Controversies and debates
Minimum wage and living standards: Proponents claim that modestly higher wages raise living standards and reduce dependency, but opponents point to potential reductions in hiring or shifts toward automation. The practical stance is to weigh local labor-market conditions, monitor outcomes, and ensure that policies support opportunity without slowing job growth.
Welfare versus work incentives: Critics of expansive welfare argue that generous programs can erode work incentives or create long-term dependency, while supporters argue that a social safety net is essential for dignity and stability. The practical middle path emphasizes work requirements, time-limited support, and pathways back to employment.
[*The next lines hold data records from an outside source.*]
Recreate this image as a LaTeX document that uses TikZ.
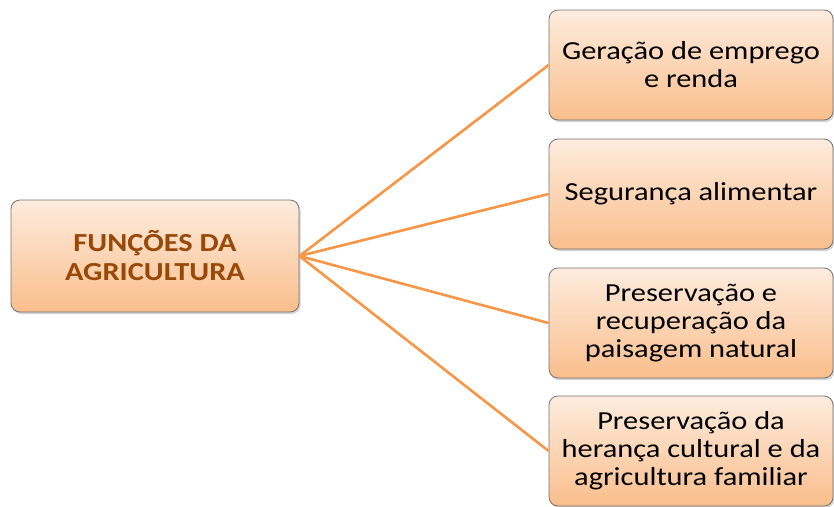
\documentclass[tikz,border=0pt]{standalone}
\usepackage{fontspec}
\setmainfont{Carlito}[FakeStretch=1.17]
\usetikzlibrary{shadows}
\definecolor{peachtop}{RGB}{253,236,222}
\definecolor{peachbot}{RGB}{250,190,140}
\definecolor{linkorange}{RGB}{247,150,70}
\definecolor{titlebrown}{RGB}{152,72,7}
\begin{document}
\begin{tikzpicture}[x=1pt,y=-1pt,
    box/.style={draw=black!55, line width=0.8pt, rounded corners=9pt,
      top color=peachtop, bottom color=peachbot,
      drop shadow={shadow xshift=1.5pt, shadow yshift=-2pt, opacity=0.35},
      align=center, inner sep=0pt, minimum width=284pt, minimum height=110pt,
      font=\fontsize{26}{28}\selectfont},
    link/.style={draw=linkorange, line width=2.6pt}]
    \useasboundingbox (0,0) rectangle (834,506);
    % central box
    \node[box, minimum width=288pt, minimum height=112pt, text=titlebrown,
      font=\fontsize{26}{29}\selectfont\bfseries] (funcoes) at (155,256)
      {FUNÇÕES DA\\AGRICULTURA};
    % the four functions
    \node[box] (emprego) at (691,65) {Geração de emprego\\e renda};
    \node[box] (seguranca) at (691,194) {Segurança alimentar};
    \node[box] (paisagem) at (691,323) {Preservação e\\recuperação da\\paisagem natural};
    \node[box] (heranca) at (691,451) {Preservação da\\herança cultural e da\\agricultura familiar};
    % links
    \draw[link] (funcoes.east) -- (emprego.west);
    \draw[link] (funcoes.east) -- (seguranca.west);
    \draw[link] (funcoes.east) -- (paisagem.west);
    \draw[link] (funcoes.east) -- (heranca.west);
\end{tikzpicture}
\end{document}
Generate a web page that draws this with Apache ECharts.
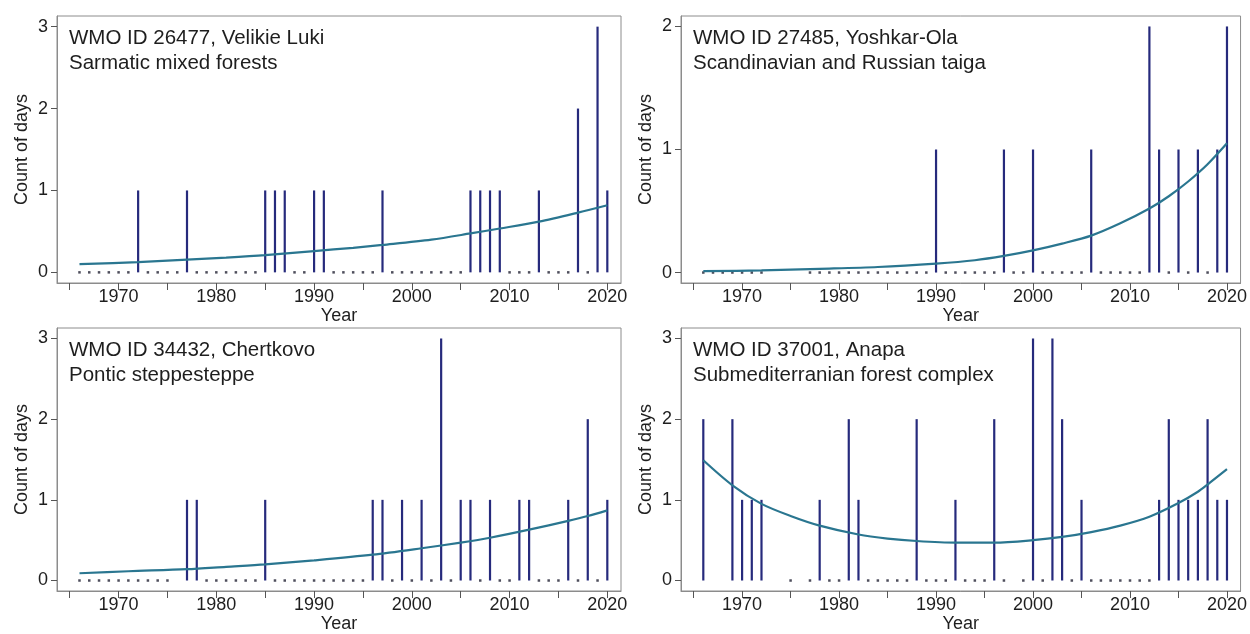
<!DOCTYPE html>
<html>
<head>
<meta charset="utf-8">
<script src="https://cdn.jsdelivr.net/npm/echarts@6/dist/echarts.min.js"></script>
<style>
html,body{margin:0;padding:0;background:#fff;}
#chart{width:1250px;height:634px;}
</style>
</head>
<body>
<div id="chart"></div>
<script>
// ---------- DATA ----------
const xTickValues = [1965, 1970, 1975, 1980, 1985, 1990, 1995, 2000, 2005, 2010, 2015, 2020];
const xLabelValues = [1970, 1980, 1990, 2000, 2010, 2020];

// Panel 1: WMO ID 26477, Velikie Luki
const title1 = "WMO ID 26477, Velikie Luki\nSarmatic mixed forests";
const barYears1 = [1972, 1977, 1985, 1986, 1987, 1990, 1991, 1997, 2006, 2007, 2008, 2009, 2013, 2017, 2019, 2020];
const barCounts1 = [1, 1, 1, 1, 1, 1, 1, 1, 1, 1, 1, 1, 1, 2, 3, 1];
const zeroYears1 = [1966, 1967, 1968, 1969, 1970, 1971, 1973, 1974, 1975, 1976, 1978, 1979, 1980, 1981, 1982, 1983, 1984,
  1988, 1989, 1992, 1993, 1994, 1995, 1996, 1998, 1999, 2000, 2001, 2002, 2003, 2004, 2005, 2010, 2011, 2012, 2014, 2015, 2016, 2018];
const fitYears1 = [1966, 1972, 1977, 1981, 1985, 1990, 1994, 1997, 2002, 2006, 2009, 2013, 2017, 2020];
const fitValues1 = [0.10, 0.125, 0.155, 0.18, 0.21, 0.26, 0.30, 0.335, 0.40, 0.475, 0.535, 0.62, 0.73, 0.82];
const yTicks1 = [0, 1, 2, 3];

// Panel 2: WMO ID 27485, Yoshkar-Ola
const title2 = "WMO ID 27485, Yoshkar-Ola\nScandinavian and Russian taiga";
const barYears2 = [1990, 1997, 2000, 2006, 2012, 2013, 2015, 2017, 2019, 2020];
const barCounts2 = [1, 1, 1, 1, 2, 1, 1, 1, 1, 2];
const zeroYears2 = [1966, 1967, 1968, 1969, 1970, 1971, 1972, 1977, 1978, 1979, 1980, 1981, 1982, 1983, 1984, 1985, 1986, 1987, 1988, 1989,
  1991, 1992, 1993, 1994, 1995, 1996, 1998, 1999, 2001, 2002, 2003, 2004, 2005, 2007, 2008, 2009, 2010, 2011, 2014, 2016, 2018];
const fitYears2 = [1966, 1972, 1978, 1984, 1990, 1994, 1997, 2000, 2003, 2006, 2009, 2012, 2014, 2016, 2018, 2020];
const fitValues2 = [0.012, 0.017, 0.03, 0.045, 0.073, 0.10, 0.135, 0.18, 0.235, 0.30, 0.40, 0.52, 0.62, 0.74, 0.88, 1.05];
const yTicks2 = [0, 1, 2];

// Panel 3: WMO ID 34432, Chertkovo
const title3 = "WMO ID 34432, Chertkovo\nPontic steppesteppe";
const barYears3 = [1977, 1978, 1985, 1996, 1997, 1999, 2001, 2003, 2005, 2006, 2008, 2011, 2012, 2016, 2018, 2020];
const barCounts3 = [1, 1, 1, 1, 1, 1, 1, 3, 1, 1, 1, 1, 1, 1, 2, 1];
const zeroYears3 = [1966, 1967, 1968, 1969, 1970, 1971, 1972, 1973, 1974, 1975, 1979, 1980, 1981, 1982, 1983, 1984,
  1986, 1987, 1988, 1989, 1990, 1991, 1992, 1993, 1994, 1995, 1998, 2000, 2002, 2004, 2007, 2009, 2010, 2013, 2014, 2015, 2017, 2019];
const fitYears3 = [1966, 1971, 1977, 1981, 1985, 1990, 1996, 2001, 2005, 2008, 2012, 2016, 2018, 2020];
const fitValues3 = [0.09, 0.115, 0.14, 0.17, 0.20, 0.25, 0.32, 0.40, 0.47, 0.53, 0.63, 0.74, 0.80, 0.87];
const yTicks3 = [0, 1, 2, 3];

// Panel 4: WMO ID 37001, Anapa
const title4 = "WMO ID 37001, Anapa\nSubmediterranian forest complex";
const barYears4 = [1966, 1969, 1970, 1971, 1972, 1978, 1981, 1982, 1988, 1992, 1996, 2000, 2002, 2003, 2005,
  2013, 2014, 2015, 2016, 2017, 2018, 2019, 2020];
const barCounts4 = [2, 2, 1, 1, 1, 1, 2, 1, 2, 1, 2, 3, 3, 2, 1, 1, 2, 1, 1, 1, 2, 1, 1];
const zeroYears4 = [1975, 1977, 1979, 1980, 1983, 1984, 1985, 1986, 1987, 1989, 1990, 1991, 1993, 1994, 1995, 1997, 1999,
  2001, 2004, 2006, 2007, 2008, 2009, 2010, 2011, 2012];
const fitYears4 = [1966, 1969, 1972, 1975, 1978, 1982, 1985, 1988, 1992, 1996, 2000, 2003, 2006, 2009, 2012, 2015, 2017, 2018, 2020];
const fitValues4 = [1.49, 1.18, 0.95, 0.80, 0.68, 0.57, 0.52, 0.49, 0.47, 0.47, 0.50, 0.54, 0.60, 0.68, 0.79, 0.96, 1.10, 1.19, 1.38];
const yTicks4 = [0, 1, 2, 3];

// ---------- BUILD ----------
const FONT = "Liberation Sans, Arial, sans-serif";
const TXT = "#1e1e1e";
const BORDER = "#8c8c8c";
const BAR = "#262a7c";
const CURVE = "#2a7690";
const DOT = "#222233";

const panels = [
  {title: title1, by: barYears1, bc: barCounts1, zy: zeroYears1, fy: fitYears1, fv: fitValues1, yt: yTicks1,
   grid: {left: 57, top: 16, width: 564, height: 267}, ymin: -0.13, ymax: 3.13, tl: 69, tt: 26},
  {title: title2, by: barYears2, bc: barCounts2, zy: zeroYears2, fy: fitYears2, fv: fitValues2, yt: yTicks2,
   grid: {left: 681, top: 16, width: 571, height: 267}, ymin: -0.085, ymax: 2.085, tl: 693, tt: 26},
  {title: title3, by: barYears3, bc: barCounts3, zy: zeroYears3, fy: fitYears3, fv: fitValues3, yt: yTicks3,
   grid: {left: 57, top: 328, width: 564, height: 266}, ymin: -0.13, ymax: 3.13, tl: 69, tt: 338},
  {title: title4, by: barYears4, bc: barCounts4, zy: zeroYears4, fy: fitYears4, fv: fitValues4, yt: yTicks4,
   grid: {left: 681, top: 328, width: 571, height: 266}, ymin: -0.13, ymax: 3.13, tl: 693, tt: 338}
];

const option = {
  backgroundColor: "#fff",
  animation: false,
  title: [], grid: [], xAxis: [], yAxis: [], series: []
};

panels.forEach((p, i) => {
  option.title.push({
    text: p.title, left: p.tl, top: p.tt, padding: 0,
    textStyle: {fontFamily: FONT, fontSize: 20.5, fontWeight: "normal", color: TXT, lineHeight: 25}
  });
  option.grid.push(Object.assign({show: true, borderColor: BORDER, borderWidth: 1, backgroundColor: "#fff", containLabel: false}, p.grid));
  option.xAxis.push({
    type: "value", gridIndex: i, min: 1963.7, max: 2021.4,
    name: "Year", nameLocation: "middle", nameGap: 24,
    nameTextStyle: {fontFamily: FONT, fontSize: 18, color: TXT},
    axisLine: {show: true, onZero: false, lineStyle: {color: BORDER}},
    axisTick: {show: true, length: 7, customValues: xTickValues, lineStyle: {color: "#555"}},
    axisLabel: {customValues: xLabelValues, margin: 5, fontFamily: FONT, fontSize: 18, color: TXT,
      formatter: v => String(Math.round(v))},
    splitLine: {show: false}
  });
  option.yAxis.push({
    type: "value", gridIndex: i, min: p.ymin, max: p.ymax,
    name: "Count of days", nameLocation: "middle", nameGap: 26, nameRotate: 90,
    nameTextStyle: {fontFamily: FONT, fontSize: 18, color: TXT},
    axisLine: {show: true, onZero: false, lineStyle: {color: BORDER}},
    axisTick: {show: true, length: 6, customValues: p.yt, lineStyle: {color: "#555"}},
    axisLabel: {customValues: p.yt, margin: 9, fontFamily: FONT, fontSize: 18, color: TXT,
      formatter: v => String(Math.round(v))},
    splitLine: {show: false}
  });
  option.series.push({
    type: "scatter", xAxisIndex: i, yAxisIndex: i, symbol: "rect", symbolSize: 2.5,
    itemStyle: {color: DOT}, silent: true,
    data: p.zy.map(y => [y, 0])
  });
  option.series.push({
    type: "bar", xAxisIndex: i, yAxisIndex: i, barWidth: 2.2,
    itemStyle: {color: BAR}, silent: true,
    data: p.by.map((y, k) => [y, p.bc[k]])
  });
  option.series.push({
    type: "line", xAxisIndex: i, yAxisIndex: i, smooth: 0.3, showSymbol: false, symbol: "none",
    lineStyle: {color: CURVE, width: 2.2}, silent: true, z: 5,
    data: p.fy.map((y, k) => [y, p.fv[k]])
  });
});

const chart = echarts.init(document.getElementById("chart"), null, {renderer: "canvas"});
chart.setOption(option);
</script>
</body>
</html>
Immigration and wages: A tough question is whether immigration affects wages for low-skilled workers. The consensus in many market-centered analyses is that a well-managed flow of workers tends to raise overall output and living standards, though it can have distributional effects that require targeted training and transition assistance.
Unions and efficiency: Unions can help raise compensation and workplace safety in some contexts, but critics argue that excessive bargaining power can slow hiring and investment, especially in fast-changing industries. The prevailing view in a flexible economy is to preserve voluntary cooperation and collective bargaining balanced by competitive pressures and the possibility of firm-level experimentation.
woke criticisms of capitalism: Critics sometimes argue that market outcomes reflect power imbalances or systemic bias in the distribution of opportunity. A market-centered response emphasizes that well-functioning labor markets reward productive effort and that discrimination is illegal and costly for offenders, while also pointing out that extensive regulation or misaligned incentives can reduce overall opportunity, impede mobility, and dampen productivity. The argument often highlights the importance of equal opportunity through education, training, and fair enforcement of laws, rather than relying on broad reallocations of resources that can blunt incentives for investment and innovation.